In the Sunday Times interview, Blume was asked about the contrast of being attacked from the opposite end of the political spectrum as Rowling, who has angered groups that say she's putting trans people's lives at risk with her provocative rhetoric. Blume acknowledged that she hasn't closely followed every turn of the debate surrounding Rowling.
“You would probably know better than me, and I'm not up on every word that's been said," Blume said. "But it can also be said that (Rowling's) a victim of Twitter, because people believe what they read on Twitter, whatever you actually said."
By Sunday night, Blume felt compelled to clarify her remarks, which she felt were taken out of context.
"I wholly support the trans community," Blume tweeted. "My point, which was taken out of context, is that I can empathize with a writer – or a person – who has been harassed online. I stand with the trans community and vehemently disagree with anyone who does not fully support equality and acceptance for LGBTQIA+ people. Anything to the contrary is total bulls***."
Blume also shared an excerpt of another recent interview with Variety, in which she defended books that elevate trans perspectives.
"What are you protecting your children from? Protecting your children means educating them and arming them with knowledge, and reading and supporting what they want to read,"" Blume told Variety. "No child is going to become transgender or gay or lesbian because they read a book. It's not going to happen. They may say, 'Oh, this is just like me. This is what I'm feeling and thinking about.'"
The saga of Rowling's polarizing statements has led to outright rebukes of her transphobia. Her defenders claim the debate is distorted by fringe sensitivities on social media, while other efforts have sought to reframe the conversation about trans rights away from the author and the legacy of her work. The controversy has shone a light on how transgender issues are covered by media outlets, including The New York Times, which recently was called out by GLAAD in an open letter that slammed the complicit platforming of figures like Rowling.
"(It) is appalling to see how the news and opinion pages are now full of misguided, inaccurate, and disingenuous 'both sides' fearmongering and bad faith 'just asking questions' coverage," the letter said. It was signed by more than 100 organizations and journalists calling on the New York Times to improve its handling of these issues.
Daniel Radcliffe, who starred as Harry Potter in the film franchise, has been a longtime ally of the LGBTQ nonprofit The Trevor Project. He recently moderated a roundtable discussion of trans and non-binary youth for "Sharing Space," a new video series from the organization.

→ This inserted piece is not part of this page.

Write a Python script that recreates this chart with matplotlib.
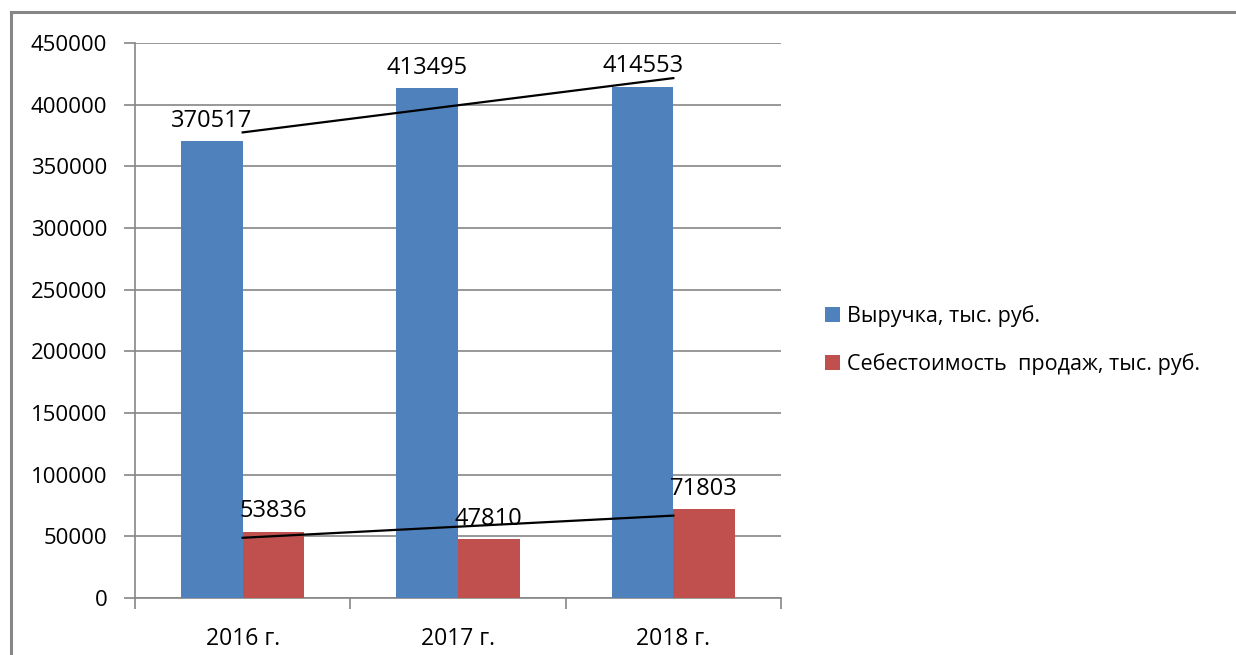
import matplotlib
matplotlib.use("Agg")
import matplotlib.pyplot as plt
from matplotlib.lines import Line2D
import numpy as np

years = ["2016 г.", "2017 г.", "2018 г."]
revenue = [370517, 413495, 414553]
cost = [53836, 47810, 71803]
series_names = ["Выручка, тыс. руб.", "Себестоимость  продаж, тыс. руб."]

blue = "#4F81BD"
red = "#C0504D"
grey = "#868686"

plt.rcParams['font.family'] = ['Open Sans', 'DejaVu Sans']
plt.rcParams['font.size'] = 16

fig = plt.figure(figsize=(12.36, 6.55), dpi=100)
ax = fig.add_axes([135 / 1236, 57 / 655, 646 / 1236, 555 / 655])

x = np.arange(1, len(years) + 1)
w = 1 / 3.5
b1 = ax.bar(x - w / 2, revenue, w, color=blue, label=series_names[0], zorder=3)
b2 = ax.bar(x + w / 2, cost, w, color=red, label=series_names[1], zorder=3)

# data labels above bars
for bars, vals in ((b1, revenue), (b2, cost)):
    for r, v in zip(bars, vals):
        ax.annotate(str(v), (r.get_x() + r.get_width() / 2, v),
                    xytext=(0, 6), textcoords="offset points",
                    ha="center", va="bottom", fontsize=17, zorder=4)

# linear trendlines, as Excel draws them
for vals in (revenue, cost):
    k, c = np.polyfit(x, vals, 1)
    ax.plot(x[[0, -1]], k * x[[0, -1]] + c, color="black", lw=1.6, zorder=5)

ax.set_xlim(0.5, 3.5)
ax.set_ylim(0, 450000)
ax.set_yticks(np.arange(0, 450001, 50000))
ax.yaxis.grid(True, color=grey, lw=1.2, zorder=0)
ax.set_xticks([0.5, 1.5, 2.5, 3.5])
ax.set_xticklabels([])
ax.set_xticks(x, minor=True)
ax.set_xticklabels(years, minor=True, fontsize=16.5)
ax.tick_params(axis="x", which="minor", length=0, pad=21)
ax.tick_params(axis="x", which="major", length=8, color=grey, width=1.2)
ax.tick_params(axis="y", length=8, color=grey, width=1.2, pad=12)
for s in ("top", "right"):
    ax.spines[s].set_visible(False)
for s in ("left", "bottom"):
    ax.spines[s].set_color(grey)
    ax.spines[s].set_linewidth(1.2)

ax.legend(loc="center left", bbox_to_anchor=(806 / 1236, 1 - 340 / 655),
          bbox_transform=fig.transFigure, frameon=False,
          handlelength=0.7, handleheight=0.7, handletextpad=0.3,
          labelspacing=1.2, fontsize=15.5)

# chart area border (only top and left visible in the crop)
fig.add_artist(Line2D([11 / 1236, 11 / 1236], [0, 1 - 12 / 655], color=grey, lw=2.2))
fig.add_artist(Line2D([11 / 1236, 1], [1 - 12 / 655, 1 - 12 / 655], color=grey, lw=2.2))

fig.savefig("out.png", dpi=100)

"At the end of the day, if you're going to talk about trans kids, it might be useful to actually listen to trans kids," Radcliffe said.
In the past, Radcliffe and two of his "Harry Potter" co-stars, Emma Watson and Rupert Grint, have tried to steer the conversation away from the narrow focus of Rowling's enormous influence. Rowling's persistent writing and remarks about the subject have led to a cycle of repetitive commentary that coincides with developments about her work, including the new podcast and HBO's plans to create a "Harry Potter" TV series with the author's involvement.
"Transgender women are women. Any statement to the contrary erases the identity and dignity of transgender people and goes against all advice given by professional health care associations who have far more expertise on this subject matter than either (Rowling) or I," Radcliffe said in 2020.
Blume's comments on Rowling come as the author's work is getting a number of screen adaptations. Amazon Prime Video will release "Judy Blume Forever," a documentary highlighting her career and multigenerational influence, on Friday. "Are You There, God? It's Me, Margaret," a film based on the 1970 novel, will hit theaters Friday, April 28.